Naive believer that I was, I began, albeit carefully, “I suppose it’s really a question of cause and effect. What compels the owner to name the pig Bacon? Did he already have plans for the pig before it was born? Does the name suggest the inevitability of the slaughter? Perhaps his children, who view the pig as a sort of pet, have come up with the name? Maybe they  intend to be ironic—children have a disturbingly sophisticated view of the world—or maybe they mean it to be charming. They’re unlikely to want the name to either signal the pig’s unhappy fate as breakfast meat or to influence any decision made by their father.”

Chancing a quick look at your face, I could see your good-natured exterior begin to curdle at the edges. Too late, I realized my mistake.

“Most pigs are slaughtered, dear wife, excepting those little Vietnamese pigs some fancy as pets. The pig’s destiny, if you will, is known from the moment it is born. Even you can’t be wrong-headed enough to suggest the name alone seals the poor piglet’s fate. It’s simply not . . . kosher.”

You laughed, heartily amused by your little joke at my expense, then leaned in for the kill, eyes narrowed, lips quivering with suppressed triumph.

“Let me provide a relevant example. Your insistence on trafficking in archaic superstition marks you as a stupid twit, to be sure; but my naming you as such isn’t what makes it so. Genetics and happenstance—i.e., you being deprived of a proper education—have conspired to attract you to a variety of foolish notions that appeal to your underdeveloped sensibility. I could call you Einstein, and what difference would it make? You’d still be a stupid twit.”

I felt the sting of your words as surely as if I’d been slapped. Ah, but you were just beginning to work yourself into a righteous state, weren’t you? One that brooked no interference.

“Here’s another: Callista is from the Greek meaning ‘great beauty’ and yet you haven’t lived up to that particular promise, have you? Perhaps your mother didn’t possess the foresight to assign you a name which meant ‘she who can’t string two coherent thoughts together.’ That would have gone a long way toward proving your little theory, wouldn’t it?”

And your final coup de grace: “Callista, your attempts at intelligent conversation literally suck the air out of the room.
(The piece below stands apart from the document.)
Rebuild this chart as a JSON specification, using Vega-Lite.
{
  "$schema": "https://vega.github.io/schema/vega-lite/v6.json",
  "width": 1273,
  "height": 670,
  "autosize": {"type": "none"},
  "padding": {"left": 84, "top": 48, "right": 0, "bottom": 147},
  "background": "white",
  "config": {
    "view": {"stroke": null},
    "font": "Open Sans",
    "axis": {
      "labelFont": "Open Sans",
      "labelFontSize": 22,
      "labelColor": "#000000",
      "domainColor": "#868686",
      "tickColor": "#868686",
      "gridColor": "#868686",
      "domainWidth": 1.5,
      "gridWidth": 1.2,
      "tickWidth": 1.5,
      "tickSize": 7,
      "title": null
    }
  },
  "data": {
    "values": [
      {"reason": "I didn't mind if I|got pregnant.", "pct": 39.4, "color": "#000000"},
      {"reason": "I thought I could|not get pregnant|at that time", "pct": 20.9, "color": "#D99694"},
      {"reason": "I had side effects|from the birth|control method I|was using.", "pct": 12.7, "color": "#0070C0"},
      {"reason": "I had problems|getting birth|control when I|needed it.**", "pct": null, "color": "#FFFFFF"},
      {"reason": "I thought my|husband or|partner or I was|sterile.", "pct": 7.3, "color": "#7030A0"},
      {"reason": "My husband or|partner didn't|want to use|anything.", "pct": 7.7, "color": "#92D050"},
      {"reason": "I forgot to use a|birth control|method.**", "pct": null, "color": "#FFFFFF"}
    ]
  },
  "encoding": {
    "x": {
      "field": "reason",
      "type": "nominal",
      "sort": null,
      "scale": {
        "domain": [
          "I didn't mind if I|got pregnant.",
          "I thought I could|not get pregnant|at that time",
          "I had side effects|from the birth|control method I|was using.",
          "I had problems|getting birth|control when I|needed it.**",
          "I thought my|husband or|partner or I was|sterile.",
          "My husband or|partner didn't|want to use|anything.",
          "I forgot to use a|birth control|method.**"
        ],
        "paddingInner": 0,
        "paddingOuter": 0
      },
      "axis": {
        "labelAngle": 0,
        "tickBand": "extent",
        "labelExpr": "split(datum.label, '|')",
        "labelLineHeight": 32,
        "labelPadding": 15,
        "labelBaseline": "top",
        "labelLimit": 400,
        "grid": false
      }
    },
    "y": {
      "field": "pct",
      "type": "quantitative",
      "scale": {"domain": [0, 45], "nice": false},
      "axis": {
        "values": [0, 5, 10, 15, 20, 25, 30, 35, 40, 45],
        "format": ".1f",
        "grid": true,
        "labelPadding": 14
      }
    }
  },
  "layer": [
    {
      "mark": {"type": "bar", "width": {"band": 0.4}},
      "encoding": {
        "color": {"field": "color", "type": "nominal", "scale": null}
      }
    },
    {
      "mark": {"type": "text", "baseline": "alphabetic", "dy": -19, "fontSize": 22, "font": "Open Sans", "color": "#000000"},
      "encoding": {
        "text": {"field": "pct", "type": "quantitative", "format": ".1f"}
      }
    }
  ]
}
I’m headed to the club; I need to breathe.”

“I’m pregnant. A girl.”

My words were strangled, the sentences pushed unwillingly out into the world through the constricted passageway of my throat. But you heard them well enough. Your surprise and, yes, your anger were overtaken almost immediately by calculation: What injury would this new information allow you to inflict?
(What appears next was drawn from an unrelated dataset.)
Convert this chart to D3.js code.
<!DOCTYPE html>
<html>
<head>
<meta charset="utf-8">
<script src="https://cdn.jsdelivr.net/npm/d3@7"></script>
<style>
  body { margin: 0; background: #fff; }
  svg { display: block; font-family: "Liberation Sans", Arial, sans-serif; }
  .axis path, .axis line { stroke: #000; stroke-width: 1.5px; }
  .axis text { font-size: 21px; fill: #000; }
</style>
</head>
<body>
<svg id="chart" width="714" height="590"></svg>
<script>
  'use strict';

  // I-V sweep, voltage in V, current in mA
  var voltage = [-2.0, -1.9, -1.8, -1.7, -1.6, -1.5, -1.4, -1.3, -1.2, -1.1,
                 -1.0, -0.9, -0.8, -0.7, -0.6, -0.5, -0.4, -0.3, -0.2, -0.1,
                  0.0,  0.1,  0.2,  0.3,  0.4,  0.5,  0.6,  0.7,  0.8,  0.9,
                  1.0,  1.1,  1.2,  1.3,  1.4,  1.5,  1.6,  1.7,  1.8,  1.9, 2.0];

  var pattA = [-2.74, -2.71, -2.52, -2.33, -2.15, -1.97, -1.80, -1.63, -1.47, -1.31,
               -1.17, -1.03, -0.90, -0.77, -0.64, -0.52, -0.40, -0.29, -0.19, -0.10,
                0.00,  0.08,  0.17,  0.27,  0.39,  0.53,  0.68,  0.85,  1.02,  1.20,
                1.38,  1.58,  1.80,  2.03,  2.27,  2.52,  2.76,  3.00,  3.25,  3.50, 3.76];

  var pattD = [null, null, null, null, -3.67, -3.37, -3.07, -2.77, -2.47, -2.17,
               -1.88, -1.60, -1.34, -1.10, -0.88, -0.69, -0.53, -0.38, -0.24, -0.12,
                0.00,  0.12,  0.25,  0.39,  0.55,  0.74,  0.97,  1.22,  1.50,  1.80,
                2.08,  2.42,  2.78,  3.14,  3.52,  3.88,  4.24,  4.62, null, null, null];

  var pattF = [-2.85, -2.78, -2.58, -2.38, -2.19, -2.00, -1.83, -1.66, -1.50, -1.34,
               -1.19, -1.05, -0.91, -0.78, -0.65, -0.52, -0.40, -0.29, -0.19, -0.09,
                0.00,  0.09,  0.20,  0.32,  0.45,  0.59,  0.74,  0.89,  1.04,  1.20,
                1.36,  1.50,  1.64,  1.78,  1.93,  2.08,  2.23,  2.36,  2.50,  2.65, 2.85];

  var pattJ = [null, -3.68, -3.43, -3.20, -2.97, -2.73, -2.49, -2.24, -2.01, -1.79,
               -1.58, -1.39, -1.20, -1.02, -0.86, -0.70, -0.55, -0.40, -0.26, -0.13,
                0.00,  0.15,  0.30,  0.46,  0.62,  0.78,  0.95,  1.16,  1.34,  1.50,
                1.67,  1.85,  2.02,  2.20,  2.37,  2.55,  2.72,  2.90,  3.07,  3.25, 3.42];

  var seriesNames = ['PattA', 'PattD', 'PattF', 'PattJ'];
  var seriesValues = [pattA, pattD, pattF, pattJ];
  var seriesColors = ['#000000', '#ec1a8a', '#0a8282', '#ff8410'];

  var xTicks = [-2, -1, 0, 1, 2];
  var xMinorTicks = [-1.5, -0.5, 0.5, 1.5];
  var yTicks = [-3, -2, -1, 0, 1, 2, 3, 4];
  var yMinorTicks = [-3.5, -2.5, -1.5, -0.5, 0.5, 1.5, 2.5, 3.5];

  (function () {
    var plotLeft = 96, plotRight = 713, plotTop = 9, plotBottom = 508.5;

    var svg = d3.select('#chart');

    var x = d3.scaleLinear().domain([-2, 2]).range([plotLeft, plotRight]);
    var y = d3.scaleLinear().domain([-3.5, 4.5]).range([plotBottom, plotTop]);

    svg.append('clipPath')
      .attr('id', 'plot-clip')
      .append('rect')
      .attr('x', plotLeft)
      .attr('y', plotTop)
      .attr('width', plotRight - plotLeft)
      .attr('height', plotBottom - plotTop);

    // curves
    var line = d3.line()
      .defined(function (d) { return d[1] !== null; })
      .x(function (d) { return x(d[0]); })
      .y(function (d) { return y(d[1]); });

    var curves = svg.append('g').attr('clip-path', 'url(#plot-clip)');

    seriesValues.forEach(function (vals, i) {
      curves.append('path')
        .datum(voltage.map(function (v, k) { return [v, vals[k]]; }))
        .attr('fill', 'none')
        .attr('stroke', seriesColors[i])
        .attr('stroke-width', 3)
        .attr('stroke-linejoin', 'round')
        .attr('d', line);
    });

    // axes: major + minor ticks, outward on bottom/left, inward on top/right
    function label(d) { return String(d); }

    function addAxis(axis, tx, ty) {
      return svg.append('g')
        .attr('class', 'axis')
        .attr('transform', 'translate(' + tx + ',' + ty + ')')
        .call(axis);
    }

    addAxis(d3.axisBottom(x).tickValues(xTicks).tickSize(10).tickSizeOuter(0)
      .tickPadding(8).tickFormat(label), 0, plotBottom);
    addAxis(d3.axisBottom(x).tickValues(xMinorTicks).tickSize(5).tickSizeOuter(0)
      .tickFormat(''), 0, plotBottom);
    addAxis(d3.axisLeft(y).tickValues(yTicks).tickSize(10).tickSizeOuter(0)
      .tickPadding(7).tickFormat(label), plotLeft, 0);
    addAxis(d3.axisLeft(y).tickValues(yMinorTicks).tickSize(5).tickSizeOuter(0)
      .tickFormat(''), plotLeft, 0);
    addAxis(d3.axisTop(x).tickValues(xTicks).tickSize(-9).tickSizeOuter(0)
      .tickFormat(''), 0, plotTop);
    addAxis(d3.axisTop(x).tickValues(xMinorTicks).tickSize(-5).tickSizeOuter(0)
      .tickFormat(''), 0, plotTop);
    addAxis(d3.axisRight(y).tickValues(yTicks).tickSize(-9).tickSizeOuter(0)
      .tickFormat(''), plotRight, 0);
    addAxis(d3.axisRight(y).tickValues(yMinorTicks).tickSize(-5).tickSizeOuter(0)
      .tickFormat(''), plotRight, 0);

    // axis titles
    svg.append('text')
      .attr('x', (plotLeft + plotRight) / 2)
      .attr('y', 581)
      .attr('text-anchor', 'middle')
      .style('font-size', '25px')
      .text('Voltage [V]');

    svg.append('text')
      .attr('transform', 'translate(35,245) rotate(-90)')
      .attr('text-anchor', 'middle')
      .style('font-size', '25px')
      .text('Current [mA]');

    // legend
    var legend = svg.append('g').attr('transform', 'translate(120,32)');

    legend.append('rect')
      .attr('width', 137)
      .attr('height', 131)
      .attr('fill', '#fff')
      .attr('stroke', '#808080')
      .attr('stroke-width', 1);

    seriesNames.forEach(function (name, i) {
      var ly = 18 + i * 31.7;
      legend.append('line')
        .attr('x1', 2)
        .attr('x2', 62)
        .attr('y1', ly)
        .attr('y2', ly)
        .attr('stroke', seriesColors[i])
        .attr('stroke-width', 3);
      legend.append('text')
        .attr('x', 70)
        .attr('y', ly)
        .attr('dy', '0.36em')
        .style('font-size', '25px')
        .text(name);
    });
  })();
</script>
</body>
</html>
You chose a bluntly cruel, if predictable path: “Shall she be called Rose, then, as if she might have the slightest chance of living up to such a name? Although it’s ordinary enough, I suppose.”

You clapped your hands like a schoolyard bully whose found another creature to torture.

“I’ve come up with a most excellent idea,” you crowed. “Let’s call her Porcus. The more common Latin word for piglet, my dear. We can see whether her name consigns her to her destiny after all. I’d wager she has an even chance of living up to her appellation either way.”

You laughed, absolutely taken with your cleverness. Pivoting on one heel, you made your grand exit, theatrically slamming the door on your way out.

Alone in the hallway, I rested my hands on my stomach and spoke aloud.

“I have another idea. What do you think of the name Nemesis? She is the Greek goddess of retribution and revenge. Shall we name you after this most fearsome female? Will your destiny be to—?”

My soliloquy was cut off by the squeal of tires, accompanied by a loud thump, and then a silence that seemed to last an eternity.

I held my breath until I heard the confirming cacophony that accompanies an unexpected tragedy: the screams, the running feet, the cries of “Call an ambulance!” “Oh my God!” and the like.

I stood stock-still, hardly daring to breath. Then I felt something move within me, although it was weeks too early. A kick or perhaps a tiny fist pressing gently against my stomach. I patted my barely perceptible bulge and smiled.

“You are your mother’s daughter, aren’t you little one? I don’t think we need to saddle you with an intimidating name, though. I believe you’ll make a perfectly exquisite Rose.”